Analysts are optimistic about the company's prospects in its crowded and ultra-competitive sector, collectively coming down with a 64% enthusiasm rating.
Earnings tend to peak in the 3rd quarter, which covers the summer travel season. Delta's 3rd quarter earnings in 2013 came in higher than the year-ago comparable quarter, following two 3rd-quarter declines.
The company has had two losing quarters in the past three years, in 2012 and 2011. It has surprised to the downside four times in that period, the most recent being in 2012. Otherwise, it has surprised to the upside each quarter.
Delta's earnings yield is 36.71%, higher than 88% of other airline companies. The quarterly dividend works out to 0.72% annualized at today's prices.
The stock is selling at 2.7 times earnings, which is a low price/earnings ratio. Contrast it with Delta's competitor, United Continental Holdings Inc. (UAL), which runs United Air Lines, whose stock sells at 32.3 times earnings.
The price is also at a discount to sales. It takes just 75 cents in stock to control a dollar in sales.
Institutions own 84% of shares.
Delta next reports earnings on April 23. It goes ex-dividend in May for a quarterly payout of 6 cents per shares.
Liquidity and Volatility
DAL on average trades 10.6 million shares per day, sufficient to support a wide selection of option strike prices spaced a dollar apart, with open interest running to four and five figures near the money.
The front-month at-the-money bid/ask spread on calls is 3.7%, about eight times the spread on the S&P 500 fund SPY.
Implied volatility stands at 36% and has been falling since Feb. 3, when it was at 47%.
The 36% level is 6% above historical volatility and is in the 31st percentile of the annual range, suggesting that any trade would be best structured as a long options vertical spread, such as a bull calls spread, sold for credit and expiring in June or later.
Options are pricing in confidence that 68.2% of trades over the next month will fall between $29.94 and $36.98, for a potential gain or loss of 10.5%, and between $31.77 and $35.15 over the next week.
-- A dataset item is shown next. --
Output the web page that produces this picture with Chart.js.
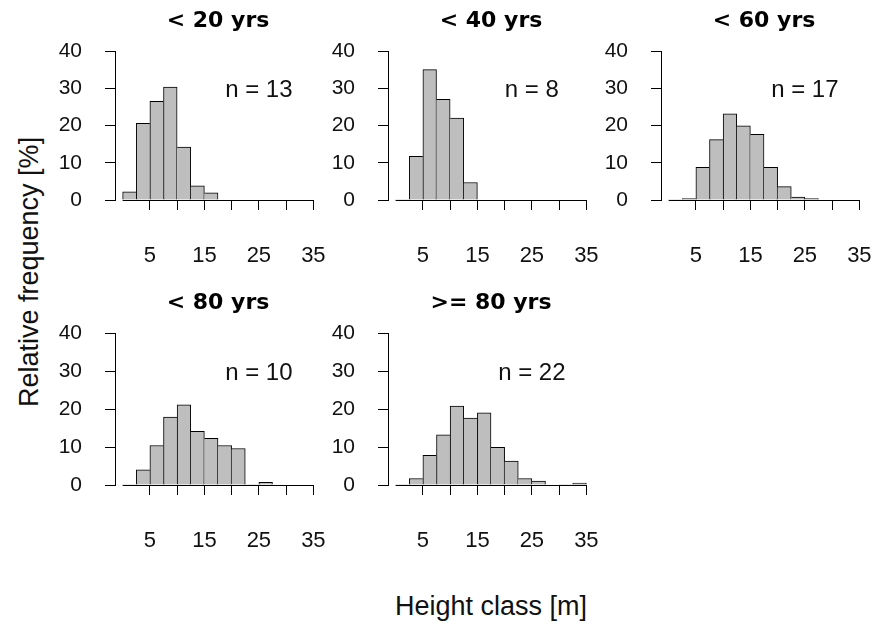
<!DOCTYPE html>
<html>
<head>
<meta charset="utf-8">
<script src="https://cdn.jsdelivr.net/npm/chart.js@4.4.1/dist/chart.umd.min.js"></script>
<style>
  html, body { margin: 0; padding: 0; background: #fff; width: 874px; height: 625px; overflow: hidden; position: relative; }
  canvas { position: absolute; }
  .outer { position: absolute; font-family: 'Liberation Sans', Arial, sans-serif; font-size: 27px; line-height: 1; white-space: nowrap; color: #111; }
  #ylab { left: 16px; top: 407px; transform-origin: 0 0; transform: rotate(-90deg); }
  #xlab { left: 395px; top: 593px; }
</style>
</head>
<body>
<div class="outer" id="ylab">Relative frequency [%]</div>
<div class="outer" id="xlab">Height class [m]</div>
<script>
// ---- data ----
const binMids = [1.25, 3.75, 6.25, 8.75, 11.25, 13.75, 16.25, 18.75, 21.25, 23.75, 26.25, 28.75, 31.25, 33.75];
const panelTitles = ['< 20 yrs', '< 40 yrs', '< 60 yrs', '< 80 yrs', '>= 80 yrs'];
const sampleSizes = [13, 8, 17, 10, 22];
const freqLt20 = [2.2, 20.6, 26.5, 30.3, 14.2, 3.8, 1.9, 0, 0, 0, 0, 0, 0, 0];
const freqLt40 = [0, 11.7, 35.0, 27.0, 22.0, 4.7, 0, 0, 0, 0, 0, 0, 0, 0];
const freqLt60 = [0, 0.4, 8.8, 16.2, 23.1, 19.9, 17.6, 8.8, 3.6, 0.8, 0.4, 0, 0, 0];
const freqLt80 = [0, 4.0, 10.4, 17.9, 21.1, 14.1, 12.3, 10.4, 9.6, 0, 0.7, 0, 0, 0];
const freqGe80 = [0, 1.7, 7.8, 13.2, 20.8, 17.6, 19.0, 9.9, 6.3, 1.7, 1.0, 0, 0, 0.5];
const yTicks = [0, 10, 20, 30, 40];
const xTicks = [5, 10, 15, 20, 25, 30, 35];
const xTickLabels = ['5', '', '15', '', '25', '', '35'];

const allSeries = [freqLt20, freqLt40, freqLt60, freqLt80, freqGe80];

// ---- layout / style ----
const FONT = "'Liberation Sans', Arial, sans-serif";
const TITLE_FONT = "'DejaVu Sans', 'Liberation Sans', sans-serif";
const yAxisW = 80, plotW = 206, rightPad = 55, titleH = 51, xAxisH = 72;
const panelBoxes = [
  { left: 115,   top: 51,  h: 149 },
  { left: 387.5, top: 51,  h: 149 },
  { left: 661,   top: 51,  h: 149 },
  { left: 115,   top: 333, h: 152 },
  { left: 387.5, top: 333, h: 152 }
];
const xRange = { min: -1.4, max: 36.4 };
const baseLineRange = [0, 35];
const nLabelAt = { x: 25, y: 29.5 };

function edgeWidths(ctx) {
  const d = ctx.dataset.data, i = ctx.dataIndex;
  const cur = d[i].y;
  const prev = i > 0 ? d[i - 1].y : 0;
  const next = i < d.length - 1 ? d[i + 1].y : 0;
  return { top: 1, bottom: 0, left: prev < cur ? 1 : 0, right: next <= cur ? 1 : 0 };
}

const baseLinePlugin = {
  id: 'baseLine',
  afterDatasetsDraw(chart) {
    const { x, y } = chart.scales;
    const ctx = chart.ctx;
    const py = Math.round(y.getPixelForValue(0) - 0.5) + 0.5;
    ctx.save();
    ctx.strokeStyle = '#000';
    ctx.lineWidth = 1;
    ctx.beginPath();
    ctx.moveTo(x.getPixelForValue(baseLineRange[0]), py);
    ctx.lineTo(x.getPixelForValue(baseLineRange[1]), py);
    ctx.stroke();
    ctx.restore();
  }
};

const nLabelPlugin = {
  id: 'nLabel',
  afterDatasetsDraw(chart, args, opts) {
    const { x, y } = chart.scales;
    const ctx = chart.ctx;
    ctx.save();
    ctx.font = '24px ' + FONT;
    ctx.fillStyle = '#111';
    ctx.textAlign = 'center';
    ctx.textBaseline = 'middle';
    ctx.fillText(opts.text, x.getPixelForValue(nLabelAt.x), y.getPixelForValue(nLabelAt.y));
    ctx.restore();
  }
};

function makePanel(i) {
  const b = panelBoxes[i];
  const W = yAxisW + plotW + rightPad;
  const H = titleH + b.h + xAxisH;
  const cv = document.createElement('canvas');
  cv.width = W; cv.height = H;
  cv.style.width = W + 'px'; cv.style.height = H + 'px';
  cv.style.left = (b.left - yAxisW) + 'px';
  cv.style.top = (b.top - titleH) + 'px';
  document.body.appendChild(cv);

  new Chart(cv, {
    type: 'bar',
    data: {
      datasets: [{
        data: binMids.map((m, k) => ({ x: m, y: allSeries[i][k] })),
        backgroundColor: '#bebebe',
        borderColor: '#000',
        borderWidth: edgeWidths,
        borderSkipped: false,
        categoryPercentage: 1,
        barPercentage: 1
      }]
    },
    options: {
      responsive: false,
      animation: false,
      devicePixelRatio: 1,
      layout: { padding: { top: 0, left: 0, right: rightPad, bottom: 0 } },
      plugins: {
        legend: { display: false },
        tooltip: { enabled: false },
        title: {
          display: true,
          text: panelTitles[i],
          fullSize: false,
          color: '#000',
          font: { family: TITLE_FONT, size: 22, weight: 'bold', lineHeight: 1.2 },
          padding: { top: 8, bottom: titleH - 8 - 22 * 1.2 }
        },
        nLabel: { text: 'n = ' + sampleSizes[i] }
      },
      scales: {
        x: {
          type: 'linear',
          offset: false,
          min: xRange.min,
          max: xRange.max,
          afterFit: s => { s.height = xAxisH; },
          afterBuildTicks: s => { s.ticks = xTicks.map(v => ({ value: v })); },
          ticks: {
            autoSkip: false, maxRotation: 0, minRotation: 0,
            callback: (v, idx) => xTickLabels[idx],
            color: '#111', font: { family: FONT, size: 22 }, padding: 33
          },
          grid: { offset: false, drawOnChartArea: false, drawTicks: true, tickLength: 10, color: '#000', lineWidth: 1 },
          border: { display: false }
        },
        y: {
          min: 0, max: 40,
          afterFit: s => { s.width = yAxisW; },
          afterBuildTicks: s => { s.ticks = yTicks.map(v => ({ value: v })); },
          ticks: { color: '#111', font: { family: FONT, size: 21 }, padding: 23 },
          grid: { drawOnChartArea: false, drawTicks: true, tickLength: 10, color: '#000', lineWidth: 1 },
          border: { display: true, color: '#000', width: 1 }
        }
      }
    },
    plugins: [baseLinePlugin, nLabelPlugin]
  });
}

for (let i = 0; i < panelBoxes.length; i++) makePanel(i);
</script>
</body>
</html>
Contracts today are trading near their five day average volume, just 3.4% above average for calls and 8.8% below for puts.
Decision for My Account
The key to my decision on trading DAL is my expectation of how long wave 5 will last. The preceding third wave of the same degree took half a year of work, and the first wave took a couple of months. That suggests that wave 5 has sufficient time to produce a reasonable profit.
I intend to open a bull position on DAL if upside momentum continues today, structuring it as a bull call options spread.
References
My shorter-term trading rules can be read here. And the classic Turtle Trading rules on which my rules are based can be read here.
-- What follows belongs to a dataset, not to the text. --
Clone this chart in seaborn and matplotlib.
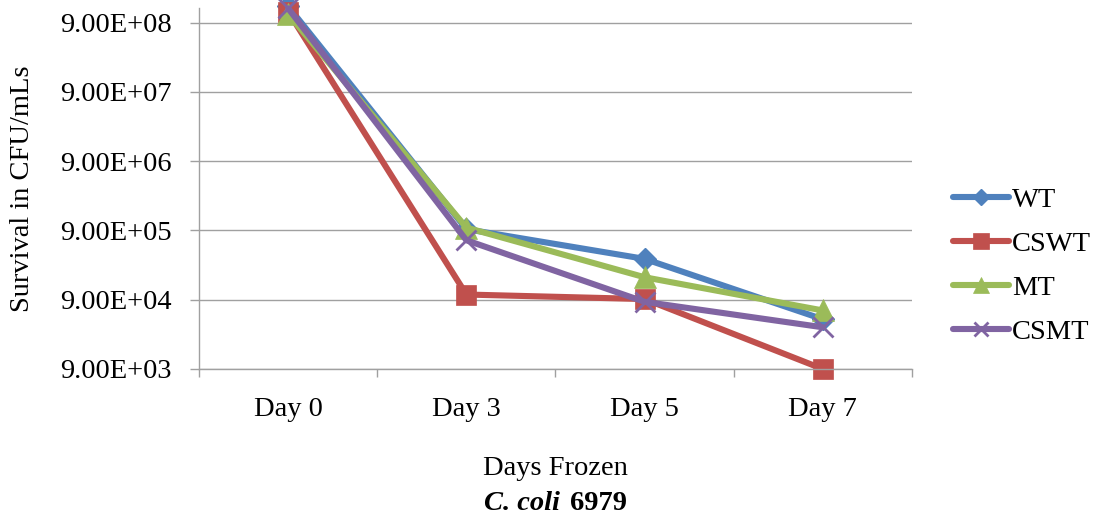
import matplotlib
matplotlib.use("Agg")
import matplotlib.pyplot as plt
from matplotlib.ticker import FuncFormatter, NullLocator, FixedLocator
from matplotlib.offsetbox import TextArea, HPacker, AnchoredOffsetbox
import seaborn as sns
import pandas as pd

# Survival of C. coli 6979 strains after freezing (CFU/mL)
days = ["Day 0", "Day 3", "Day 5", "Day 7"]
strains = ["WT", "CSWT", "MT", "CSMT"]
wt = [1.55e9, 9.4e5, 3.5e5, 4.7e4]
cswt = [1.3e9, 1.07e5, 9.2e4, 9.0e3]
mt = [1.2e9, 9.9e5, 1.9e5, 6.3e4]
csmt = [1.45e9, 6.5e5, 8.4e4, 3.6e4]
y_ticks = [9e3, 9e4, 9e5, 9e6, 9e7, 9e8]

values = {"WT": wt, "CSWT": cswt, "MT": mt, "CSMT": csmt}
df = pd.DataFrame(
    [(s, d, v) for s in strains for d, v in zip(days, values[s])],
    columns=["strain", "day", "cfu"],
)

colors = {"WT": "#4F81BD", "CSWT": "#C0504D", "MT": "#9BBB59", "CSMT": "#8064A2"}
markers = {"WT": "D", "CSWT": "s", "MT": "^", "CSMT": "x"}
msizes = {"WT": 11.5, "CSWT": 15, "MT": 16, "CSMT": 14}
mews = {"WT": 1.0, "CSWT": 0.5, "MT": 0.5, "CSMT": 2.0}

sns.set_theme(style="white")
plt.rcParams["font.family"] = ["Liberation Serif", "DejaVu Serif"]
plt.rcParams["text.color"] = "black"
plt.rcParams["axes.labelcolor"] = "black"
FS = 20.5
GRID = "#A0A0A0"

fig = plt.figure(figsize=(10.99, 5.2), dpi=100)
fig.subplots_adjust(left=0.1811, right=0.8298, bottom=0.2904, top=0.9846)
ax = fig.add_subplot(111)

for s in strains:
    sns.lineplot(
        data=df[df["strain"] == s], x="day", y="cfu", ax=ax,
        color=colors[s], marker=markers[s], markersize=msizes[s],
        markeredgecolor=colors[s], markeredgewidth=mews[s],
        linewidth=4.4, label=s, clip_on=False,
    )

ax.set_yscale("log")
ax.set_ylim(9e3, 1.466e9)
ax.yaxis.set_major_locator(FixedLocator(y_ticks))
ax.yaxis.set_minor_locator(NullLocator())
ax.yaxis.set_major_formatter(FuncFormatter(lambda v, p: f"{v:.2E}"))

ax.set_xlim(-0.5, len(days) - 0.5)
ax.set_xticks(range(len(days)))
ax.set_xticklabels(days)
ax.set_xticks([i - 0.5 for i in range(len(days) + 1)], minor=True)

ax.yaxis.grid(True, color=GRID, linewidth=1.0)
ax.xaxis.grid(False)
for side in ["top", "right"]:
    ax.spines[side].set_visible(False)
for side in ["left", "bottom"]:
    ax.spines[side].set_color(GRID)
    ax.spines[side].set_linewidth(1.0)

ax.tick_params(axis="y", which="major", left=True, length=6.5, width=1.0,
               color=GRID, pad=13, labelsize=FS, labelcolor="black")
ax.tick_params(axis="x", which="major", bottom=True, length=0, pad=20,
               labelsize=FS, labelcolor="black")
ax.tick_params(axis="x", which="minor", bottom=True, length=5.5, width=1.0,
               color=GRID)

ax.set_ylabel("Survival in CFU/mLs", fontsize=FS, va="center", color="black")
ax.yaxis.set_label_coords(-0.247, 0.5)
ax.set_xlabel("Days Frozen", fontsize=FS, va="center", color="black")
ax.xaxis.set_label_coords(0.5, -0.277)

handles, labels = ax.get_legend_handles_labels()
leg = ax.legend(
    handles, labels, loc="center left", bbox_to_anchor=(0.8672, 0.4885),
    bbox_transform=fig.transFigure, frameon=False, fontsize=FS,
    handlelength=1.96, handletextpad=0.1, labelspacing=0.63,
    borderpad=0, borderaxespad=0, markerscale=0.75, numpoints=1,
)
for t in leg.get_texts():
    t.set_color("black")

# Strain subtitle: italic genus/species followed by the strain number
title_font = dict(fontsize=FS, fontweight="bold", color="black",
                  family=["Liberation Serif", "DejaVu Serif"])
part1 = TextArea("C. coli", textprops=dict(title_font, fontstyle="italic"))
part2 = TextArea("6979", textprops=title_font)
box = HPacker(children=[part1, part2], align="baseline", pad=0, sep=7)
anchored = AnchoredOffsetbox(
    loc="center", child=box, pad=0, borderpad=0, frameon=False,
    bbox_to_anchor=(555.5 / 1099, 1 - 503 / 520), bbox_transform=fig.transFigure,
)
fig.add_artist(anchored)

fig.savefig("out.png", dpi=100)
I use the number 68.2% in using applied volatility to calculate the expected trading range. This comes from statistics and refers to the one standard deviation boundaries, which are expected to contain 68.2% of whatever is being studied. Putting it another way, given an item (a trade or whatever), there is a 68.2% chance that it will appear within those boundaries.
Elliott wave analysis tracks patterns in price movements. The principal practitioner of Elliott wave analysis is Robert Prechter at Elliott Wave International. His book, Elliott Wave Principle, is a must-read for people interested in this form of analysis, as is his most recent publication, Visual Guide to Elliott Wave Trading.
Several web sites summarize Elliott wave theory, among them, Investopedia, StockCharts and Wikipedia.
See my post "Chart Analysis: Nomenclature" for an explanation of my method for labeling waves on the chart.
By preference I place my trades in the last half hour before the closing bell in New York. See my essay "When is the best time to trade" for a discussion of the practice.
Disclaimer
Tim Bovee, Private Trader tracks the analysis and trades of a private trader for his own accounts. Nothing in this blog constitutes a recommendation to buy or sell stocks, options or any other financial instrument. The only purpose of this blog is to provide education and entertainment.
No trader is ever 100 percent successful in his or her trades. Trading in the stock and option markets is risky and uncertain. Each trader must make trading decision decisions for his or her own account, and take responsibility for the consequences.